January 2128, 1999
music|review
Albert Herring
Academy of Vocal Arts, Concerto Soloists of Philadelphia, Christofer Macatsoris, conductor, Jan. 17, Helen Corning Warden Theater, 1920 Spruce St., 215-735-1685.
Benjamin Britten, the composer of the dark and brooding Peter Grimes and Billy Budd, is not a composer often associated with sparkling farce. So his 1947 adaptation of a de Maupassant short story, "Albert Herring," is an especially delightful surprise. The tale is a familiar one, the emotional and social awakening of a pampered and suppressed mama's boy, but Britten embroiders the theme with political and musical references.
The story, set in the English countryside in 1900, opens at a meeting of the stuffy town ladies, who, since they cannot find a virginal girl to honor as the May Queen, choose poor Albert to be the May King. The set is dominated by portraits of Victoria and Albert, and the denouement of the Victorian age is mirrored in the plot of the tale. The apparent wickedness, and simple realism of the modern age constantly eat away at the ordered world of the ladies in the floppy straw hats and ribbons, and, by the end of the drama, the new way, personified by the liberated Albert, is gleefully triumphant.
Britten expresses this exposition in one of his most brilliant and expressive scores. The influence of Stravinsky, in the angular structure, bright timbres and acerbic harmonies, is unmistakable. But in some of the finest scenes, where Britten mercilessly lampoons the pomposity of the old order, the sly, pointed humor of Verdi, as in his comic masterpiece Falstaff, rings through. The presentation of the May King award, by the queen bee of the village, Lady Billows (portrayed with splendid farcical comedy by Katie C. Lacie), is as hilarious and insightful as Falstaff's notorious denunciation of honor, or his paean to the splendor of his mighty belly.
At the turning point of the drama, demon rum triggers the transformation of Albert into a regular human being (his drink has been spiked at the May King festival). Here, Britten inserts the famous Tristan chord into the music, the Wagnerian harmony which is symbolically viewed as the starting point of the eventual disintegration of tonality. Thus, in this innocent little comedy, Britten conjures the Freudian transformation of society, an epochal shift in the history of music, and the collapse of the British empire. That's quite a neat tour de force.

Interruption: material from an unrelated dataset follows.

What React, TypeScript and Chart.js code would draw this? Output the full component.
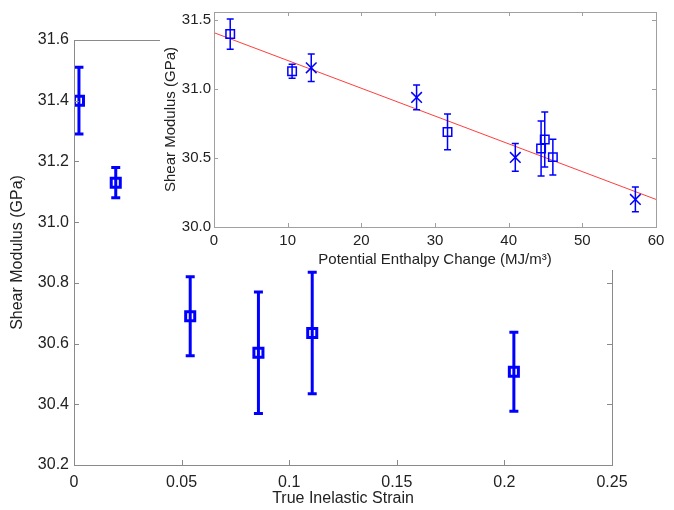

This is an unusually fine production from the Academy of Vocal Arts, with sets and production values extremely well tailored to the charming, but constricted, space of the Helen Corning Warden Theater. On all counts, a brilliant evening of musical theater. Additional performances Jan. 23 at the Helen Corning Warden Theater and Jan. 30 at Centennial Hall in Haverford, PA. Both performances begin at 8 p.m.